= Chatchawal Kong-udom =

Thai business tycoon and politician

Chatchawal Kong-udom (ชัชวาลล์ คงอุดม, born 12 November 1943), also known as Chat Taopoon (ชัช เตาปูน), is a Thai business tycoon and politician. He is known as a chao pho (godfather) in Bangkok's underground gambling industry, and is an influential local figure in the Tao Pun area of Bangkok's Bang Sue district. He served as an elected senator for Bangkok from 2000 to 2006, and headed the Siam Rath newspaper.

He recounted his background, saying that he was born beside the railway adjacent to the viaduct leading toward Chatuchak — locally known as Saphan Dam (สะพานดำ, "the black bridge") — at a time when the surrounding landscape was nothing more than a solitary, open rice field. Today, that area falls within the Bang Sue district.

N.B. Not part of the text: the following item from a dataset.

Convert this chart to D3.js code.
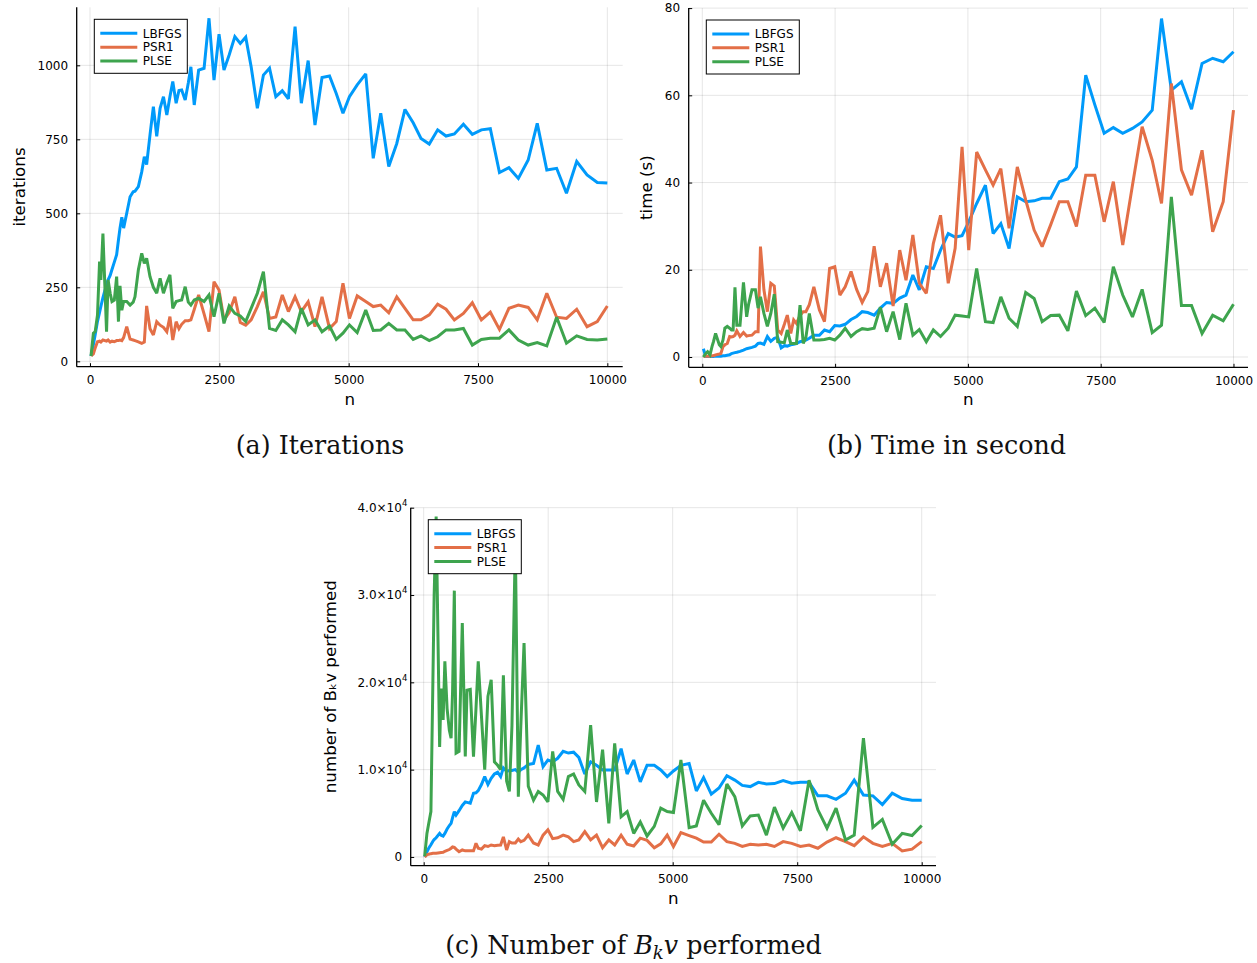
<!DOCTYPE html>
<html>
<head>
<meta charset="utf-8">
<script src="https://cdn.jsdelivr.net/npm/d3@7"></script>
<style>
  body { margin: 0; background: #ffffff; }
  svg { display: block; }
</style>
</head>
<body>
<svg id="fig" width="1257" height="963"></svg>
<script>
// Problem sizes n shared by all three experiments
const sizes = [20, 65, 100, 145, 185, 210, 250, 320, 350, 390,
  425, 470, 515, 550, 580, 615, 650, 710, 775, 835,
  870, 935, 1000, 1050, 1095, 1160, 1225, 1290, 1355, 1420,
  1485, 1545, 1600, 1665, 1720, 1772, 1840, 1900, 1950, 2015,
  2100, 2205, 2300, 2397, 2494, 2590, 2690, 2800, 2905, 3010,
  3115, 3235, 3352, 3470, 3592, 3717, 3835, 3964, 4085, 4217,
  4349, 4485, 4630, 4760, 4890, 5015, 5165, 5330, 5475, 5620,
  5775, 5930, 6088, 6247, 6398, 6558, 6720, 6882, 7043, 7218,
  7390, 7565, 7738, 7915, 8098, 8280, 8470, 8645, 8830, 9020,
  9210, 9408, 9608, 9806, 10000];

// (a) iterations
const iterLBFGS = [18, 55, 90, 135, 165, 185, 215, 260, 275, 290,
  310, 335, 360, 410, 450, 487, 450, 500, 556, 573,
  575, 590, 640, 691, 665, 765, 860, 760, 855, 894,
  832, 894, 945, 872, 915, 917, 883, 940, 995, 866,
  984, 990, 1159, 950, 1105, 984, 1035, 1097, 1074, 1095,
  995, 855, 967, 990, 894, 914, 887, 1131, 872, 1016,
  798, 959, 964, 905, 838, 894, 934, 971, 686, 838,
  658, 736, 851, 806, 753, 734, 782, 761, 768, 801,
  767, 782, 786, 638, 654, 618, 680, 804, 646, 652,
  568, 675, 630, 604, 602];
const iterPSR1 = [18, 25, 45, 66, 68, 65, 72, 68, 72, 65,
  68, 66, 70, 70, 72, 70, 80, 117, 75, 72,
  70, 66, 61, 65, 187, 110, 89, 134, 122, 115,
  100, 151, 72, 134, 110, 125, 137, 137, 140, 175,
  224, 160, 100, 269, 241, 140, 165, 218, 131, 122,
  140, 185, 235, 145, 150, 224, 168, 218, 168, 201,
  117, 218, 111, 134, 264, 145, 221, 202, 185, 190,
  164, 218, 179, 140, 140, 157, 193, 176, 140, 162,
  198, 140, 166, 108, 179, 190, 182, 140, 230, 149,
  145, 176, 117, 134, 187];
const iterPLSE = [18, 95, 100, 157, 337, 275, 432, 100, 275, 230,
  202, 207, 286, 134, 255, 173, 202, 202, 190, 200,
  218, 309, 365, 331, 348, 286, 250, 230, 280, 230,
  265, 292, 179, 202, 205, 207, 252, 200, 190, 207,
  213, 202, 224, 151, 230, 128, 187, 162, 153, 134,
  179, 230, 303, 111, 104, 140, 123, 100, 179, 123,
  140, 100, 119, 74, 95, 123, 97, 173, 104, 106,
  128, 106, 106, 74, 86, 70, 83, 106, 106, 111,
  55, 74, 78, 78, 106, 72, 55, 63, 52, 149,
  61, 86, 74, 72, 75];

// (b) time in seconds
const timeLBFGS = [1.9, 0.1, 0.1, 0.1, 0.1, 0.1, 0.2, 0.2, 0.2, 0.3,
  0.3, 0.4, 0.5, 0.8, 0.9, 1.0, 1.1, 1.3, 1.6, 1.9,
  2.0, 2.2, 2.5, 3.1, 3.2, 2.9, 4.7, 3.6, 4.3, 4.5,
  2.1, 2.6, 2.5, 2.8, 2.9, 3.1, 3.5, 3.7, 3.9, 4.3,
  5.0, 5.0, 6.2, 5.8, 7.2, 7.1, 7.5, 8.6, 9.3, 10.4,
  10.2, 9.6, 11.2, 12.5, 12.3, 13.5, 14.2, 18.8, 15.4, 20.7,
  20.3, 24.5, 28.3, 27.5, 27.8, 31.0, 35.2, 39.4, 28.3, 30.6,
  24.9, 36.7, 35.6, 35.8, 36.4, 36.4, 40.2, 40.8, 43.6, 64.6,
  57.8, 51.3, 52.6, 51.3, 52.4, 53.9, 56.6, 77.6, 61.2, 63.1,
  56.8, 67.3, 68.5, 67.7, 70.0];
const timePSR1 = [0.2, 0.2, 0.2, 0.2, 0.3, 0.3, 0.5, 0.7, 0.8, 2.4,
  2.8, 3.1, 4.7, 4.6, 4.7, 5.0, 6.0, 4.7, 5.6, 4.8,
  4.9, 5.0, 5.8, 5.8, 25.3, 15.4, 10.4, 16.9, 16.3, 6.2,
  5.4, 7.5, 9.6, 5.4, 8.5, 7.7, 9.5, 10.4, 10.4, 12.0,
  16.1, 10.8, 8.1, 20.3, 20.7, 14.2, 16.1, 19.6, 15.5, 12.5,
  15.0, 25.4, 16.1, 21.5, 11.7, 24.5, 17.6, 28.0, 16.9, 14.6,
  26.0, 32.5, 16.9, 24.9, 48.2, 24.5, 47.0, 42.9, 39.4, 43.2,
  29.5, 43.6, 36.0, 29.1, 25.3, 30.3, 35.6, 35.6, 29.9, 41.7,
  41.7, 31.0, 40.2, 25.7, 39.4, 52.8, 45.1, 35.2, 62.7, 42.9,
  37.1, 47.4, 28.7, 35.6, 56.6];
const timePLSE = [0.0, 0.8, 1.2, 0.5, 2.5, 3.5, 5.4, 2.8, 2.4, 3.9,
  6.6, 7.0, 6.6, 6.2, 6.2, 16.0, 7.3, 7.3, 17.1, 9.2,
  12.0, 15.4, 15.4, 11.2, 13.8, 10.0, 7.0, 10.0, 14.4, 3.5,
  3.4, 3.3, 6.2, 3.1, 3.1, 3.1, 11.9, 3.1, 4.5, 10.0,
  3.9, 3.9, 4.0, 4.3, 3.9, 5.0, 6.6, 4.7, 5.8, 6.5,
  6.3, 6.6, 11.4, 5.8, 10.4, 4.0, 12.3, 5.0, 6.3, 3.5,
  6.2, 4.7, 6.6, 9.6, 9.4, 9.2, 20.3, 8.1, 7.9, 13.8,
  8.9, 7.0, 14.8, 13.4, 8.1, 9.5, 9.6, 6.0, 15.1, 9.5,
  11.2, 7.9, 20.7, 14.2, 9.2, 15.5, 5.6, 7.3, 36.7, 11.8,
  11.8, 5.4, 9.6, 8.3, 12.1];

// (c) number of B_k v products
const bkvLBFGS = [0, 600, 1000, 1400, 1800, 2000, 2200, 2700, 2500, 2400,
  2700, 3200, 3600, 3850, 4500, 5200, 4800, 5300, 5900, 6300,
  6250, 6150, 7300, 7350, 7600, 8300, 9200, 8300, 9000, 9500,
  9700, 9200, 10200, 9800, 9900, 9900, 10000, 9700, 10000, 10200,
  10600, 10700, 12800, 10350, 11100, 10900, 11300, 12100, 11900, 12000,
  11400, 9500, 10900, 10500, 9970, 9970, 9970, 12400, 9500, 11100,
  8600, 10500, 10500, 9970, 9200, 9850, 10500, 10700, 7560, 9100,
  7200, 7900, 9300, 8800, 8200, 8060, 8550, 8360, 8400, 8740,
  8440, 8550, 8550, 7000, 7000, 6600, 7300, 8800, 7100, 7000,
  6000, 7300, 6700, 6500, 6500];
const bkvPSR1 = [0, 250, 320, 380, 420, 420, 430, 480, 500, 530,
  650, 750, 850, 1000, 1150, 1100, 900, 600, 800, 700,
  700, 700, 700, 1560, 1000, 900, 1300, 1200, 1370, 1300,
  1350, 1370, 2300, 800, 1760, 1600, 1600, 2060, 1750, 1900,
  2500, 1600, 1370, 2500, 3100, 2100, 2200, 2500, 2300, 1760,
  1950, 2900, 1950, 2500, 1070, 1950, 1370, 2500, 1450, 1250,
  2150, 1900, 1050, 1500, 2500, 1200, 2800, 2450, 2150, 1700,
  1700, 2600, 1760, 1560, 1200, 1450, 1370, 1450, 1200, 1760,
  1560, 1200, 1370, 1000, 1700, 2200, 1760, 1300, 2300, 1560,
  1200, 1560, 690, 900, 1760];
const bkvPLSE = [100, 2700, 3800, 5200, 20300, 30000, 39000, 12600, 19300, 15700,
  22400, 17000, 14500, 13600, 19000, 30500, 11900, 12100, 26800, 11500,
  19100, 19200, 11500, 17000, 22400, 16100, 10000, 18400, 20300, 10900,
  10500, 10000, 20800, 8700, 7500, 15000, 36000, 6900, 15000, 24500,
  8100, 6500, 7500, 7100, 6300, 12100, 7500, 6600, 9200, 9500,
  8250, 7500, 15100, 6300, 12300, 3850, 13000, 4600, 5200, 2700,
  4000, 2400, 3500, 5600, 5200, 5100, 11100, 3360, 3550, 6500,
  5000, 3700, 8360, 6900, 3550, 4700, 4800, 2500, 5700, 3300,
  5100, 3000, 8800, 5400, 3300, 5600, 1950, 2500, 13600, 3400,
  4300, 1450, 2700, 2450, 3600];

const solverNames = ["LBFGS", "PSR1", "PLSE"];
const solverColors = ["#009afa", "#e36f47", "#3ea44e"];
const xTickValues = [0, 2500, 5000, 7500, 10000];

const sansFont = "'DejaVu Sans', Verdana, sans-serif";
const serifFont = "'DejaVu Serif', 'Liberation Serif', serif";

const panels = [
  { key: "a", series: [iterLBFGS, iterPSR1, iterPLSE],
    box: { left: 76.7, right: 622.7, top: 7.3, bottom: 366.7 },
    xDomain: [-257, 10297], yDomain: [-18.2, 1196],
    yTicks: [0, 250, 500, 750, 1000], sci: false,
    yTitle: "iterations", yTitleX: 25 },
  { key: "b", series: [timeLBFGS, timePSR1, timePLSE],
    box: { left: 688.7, right: 1248, top: 8, bottom: 367.3 },
    xDomain: [-256, 10273], yDomain: [-2.36, 80.02],
    yTicks: [0, 20, 40, 60, 80], sci: false,
    yTitle: "time (s)", yTitleX: 651.5 },
  { key: "c", series: [bkvLBFGS, bkvPSR1, bkvPLSE],
    box: { left: 410.7, right: 936, top: 507.7, bottom: 865.7 },
    xDomain: [-261, 10287], yDomain: [-1000, 40000],
    yTicks: [0, 10000, 20000, 30000, 40000], sci: true,
    yTitle: "number of B\u2096v performed", yTitleX: 336 }
];

const svg = d3.select("#fig");

panels.forEach(p => {
  const b = p.box;
  const x = d3.scaleLinear().domain(p.xDomain).range([b.left, b.right]);
  const y = d3.scaleLinear().domain(p.yDomain).range([b.bottom, b.top]);
  const g = svg.append("g").attr("class", "panel-" + p.key);

  // grid
  const grid = g.append("g").attr("stroke", "#000").attr("stroke-opacity", 0.1).attr("stroke-width", 1);
  xTickValues.forEach(t => grid.append("line")
    .attr("x1", x(t)).attr("x2", x(t)).attr("y1", b.top).attr("y2", b.bottom));
  p.yTicks.forEach(t => grid.append("line")
    .attr("x1", b.left).attr("x2", b.right).attr("y1", y(t)).attr("y2", y(t)));

  // axes drawn with d3 axis generators (inward ticks)
  const xAxis = d3.axisBottom(x).tickValues(xTickValues).tickSize(-3.5).tickPadding(0).tickFormat(d3.format("d"));
  const gx = g.append("g").attr("transform", `translate(0,${b.bottom})`).call(xAxis);
  gx.select(".domain").attr("d", `M${b.left},0H${b.right}`).attr("stroke", "#000").attr("stroke-width", 1.3);
  gx.selectAll(".tick line").attr("stroke", "#000");
  gx.selectAll(".tick text").attr("y", 17.5).attr("dy", null)
    .attr("font-family", sansFont).attr("font-size", 12).attr("fill", "#000");

  const yAxis = d3.axisLeft(y).tickValues(p.yTicks).tickSize(-3.5).tickPadding(0).tickFormat(() => "");
  const gy = g.append("g").attr("transform", `translate(${b.left},0)`).call(yAxis);
  gy.select(".domain").attr("d", `M0,${b.bottom}V${b.top}`).attr("stroke", "#000").attr("stroke-width", 1.3);
  gy.selectAll(".tick line").attr("stroke", "#000");
  gy.selectAll(".tick text").remove();

  // y tick labels (plain or scientific with superscript)
  p.yTicks.forEach(t => {
    if (!p.sci || t === 0) {
      g.append("text").attr("x", b.left - 8.6).attr("y", y(t)).attr("dy", "0.36em")
        .attr("text-anchor", "end").attr("font-family", sansFont).attr("font-size", 12)
        .text(d3.format("d")(t));
    } else {
      const exp = Math.floor(Math.log10(t));
      const mant = (t / Math.pow(10, exp)).toFixed(1);
      const tx = g.append("text").attr("x", b.left - 3.4).attr("y", y(t)).attr("dy", "0.36em")
        .attr("text-anchor", "end").attr("font-family", sansFont).attr("font-size", 12);
      tx.append("tspan").text(mant + "\u00d710");
      tx.append("tspan").attr("font-size", 8.5).attr("dy", -6).text(String(exp));
    }
  });

  // axis titles
  g.append("text").attr("x", (b.left + b.right) / 2).attr("y", b.bottom + 38)
    .attr("text-anchor", "middle").attr("font-family", sansFont).attr("font-size", 16.7).text("n");
  g.append("text").attr("transform", `translate(${p.yTitleX},${(b.top + b.bottom) / 2}) rotate(-90)`)
    .attr("text-anchor", "middle").attr("font-family", sansFont).attr("font-size", 16.7).text(p.yTitle);

  // series
  const clipId = "clip-" + p.key;
  g.append("clipPath").attr("id", clipId).append("rect")
    .attr("x", b.left).attr("y", b.top).attr("width", b.right - b.left).attr("height", b.bottom - b.top);
  const line = d3.line().x((d, i) => x(sizes[i])).y(d => y(d));
  const lines = g.append("g").attr("clip-path", `url(#${clipId})`);
  p.series.forEach((vals, k) => {
    lines.append("path").datum(vals).attr("d", line)
      .attr("fill", "none").attr("stroke", solverColors[k]).attr("stroke-width", 3)
      .attr("stroke-linejoin", "miter").attr("stroke-miterlimit", 2.5);
  });

  // legend
  const lx = b.left + 17.6, ly = b.top + 12;
  const lg = g.append("g").attr("transform", `translate(${lx},${ly})`);
  lg.append("rect").attr("width", 93).attr("height", 54)
    .attr("fill", "#fff").attr("stroke", "#000").attr("stroke-width", 1);
  solverNames.forEach((name, k) => {
    const cy = 14 + k * 13.85;
    lg.append("line").attr("x1", 6).attr("x2", 43).attr("y1", cy).attr("y2", cy)
      .attr("stroke", solverColors[k]).attr("stroke-width", 3);
    lg.append("text").attr("x", 48.5).attr("y", cy).attr("dy", "0.36em")
      .attr("font-family", sansFont).attr("font-size", 12).text(name);
  });
});

// sub-figure captions
const captions = svg.append("g").attr("font-family", serifFont).attr("font-size", 25.4).attr("fill", "#111")
  .attr("text-anchor", "middle");
captions.append("text").attr("x", 320).attr("y", 454).text("(a) Iterations");
captions.append("text").attr("x", 946.5).attr("y", 454).text("(b) Time in second");
const cap = captions.append("text").attr("x", 633.5).attr("y", 953.5);
cap.append("tspan").text("(c) Number of ");
cap.append("tspan").attr("font-style", "italic").text("B");
cap.append("tspan").attr("font-style", "italic").attr("font-size", 18).attr("dy", 5).text("k");
cap.append("tspan").attr("font-style", "italic").attr("dy", -5).text("v");
cap.append("tspan").text(" performed");
</script>
</body>
</html>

His father served as a finance officer in the Directorate of Aeronautical Engineering (DAE). In his childhood, he accompanied his father on walks through their neighbourhood, during which his father impressed upon him the importance of never initiating aggression yet standing firm and defending himself if bullied. This ethos has guided and shaped him continuously to the present-day.

Chatchawal founded the Thai Local Power Party in 2012. It contested the 2019 general election, and is expected to win two or three party-list seats according to unofficial calculations.